This is a research project I’ve been working on since September 2020 in Dr. Li Shen’s lab at the Perelman School of Medicine, University of Pennsylvania. Our goal is to under Alzheimer’s Disease (AD) structure applying deep multiview learning method on multimodal neuroimaging data.

- Multimodal neuroimaging data can reveal complementary information about brain functions, compared to single modality imaging.
- Unsupervised clustering is often used to identify individuals who share similar characteristics, and when applied to neuroimaging or genetics data, can help uncover disease structure or subtypes. However, clustering is often applied to the input features directly, and when working with multimodal data, can suffer from the curse of dimensionality.

We propose to use multiview learning methods based on Canonical Correlation Analyis (CCA). Given two input data views \(X_1\in \mathbb{R}^{p_1}\) and \(X_2\in \mathbb{R}^{p_2}\), CCA applies linear transformation \(u_1\in\mathbb{R^{p_1}}\) and \(u_2\in\mathbb{R^{p_2}}\) to each view to maximize correlation between \(u_1^TX_1\) and \(u_2^TX_2\).

To incorporate more than 2 views of data, CCA can be extended to Generalized CCA (GCCA) (Horst, 1961). GCCA learns view-dependent projections \(U_j \in\mathbb{R}^{p_j\times k}\) for each input view \(X_j \in\mathbb{R}^{N\times p_j}\), and view-independent embeddings \(G \in\mathbb{R}^{N\times k}\) that maximizes the canonical correlation, by minimizing \(\Sigma_{j=1}^J \vert\vert G-X_jU_j\vert\vert_2^2\), subjected to \(G^TG=I\).

GCCA can further be extended to Deep Generalized CCA, or DGCCA (Benton, 2017) to apply non-linear transformation, where input views are forward through deep neural networks before applying GCCA (see architecture diagram below).

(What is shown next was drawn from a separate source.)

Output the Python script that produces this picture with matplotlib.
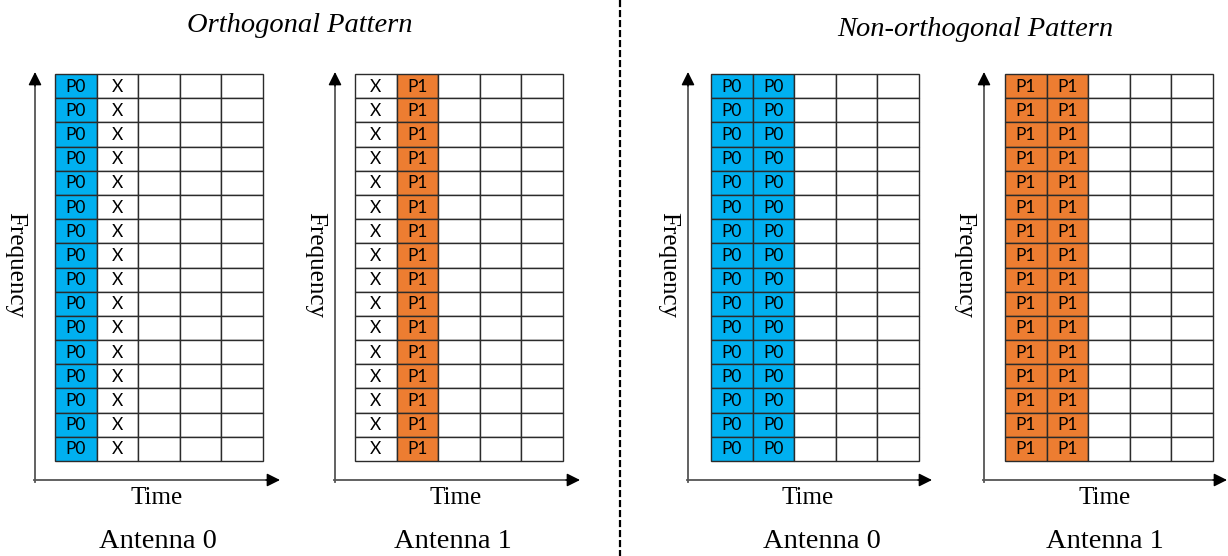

We apply CCA-based multiview learning on multimodal neuroimaging data collected from the Alzheimer’s Disease Neuroimaging Initiative (ADNI), including sMRI processed using voxel based morphometry (VBM), amyloid-PET (AV45) and FDG-PET, from both cases and controls.

We found that the view-independent embeddings \(G\) learned from DGCCA is shown to effectively capture more variance in the original data than that from generalized CCA (GCCA) which applies only linear transformation. Clusters generated from the DGCCA shared embeddings shows a high level of alignment with the existing case control group. Fruther genetic association analyses of the clustering results demonstrate that embeddings learned from DGCCA is able to identify promising population structure with a stronger genetic basis.

This work was presented at the 20th IEEE International Conference on Bioinformatics and Bioengineering (BIBE) in October 2020 (see proceedings), and a poster was presented at the Penn Department of Biostatistic, Epidemiology & Informatics (DBEI) Research Day in March 2021 (see poster&presentation).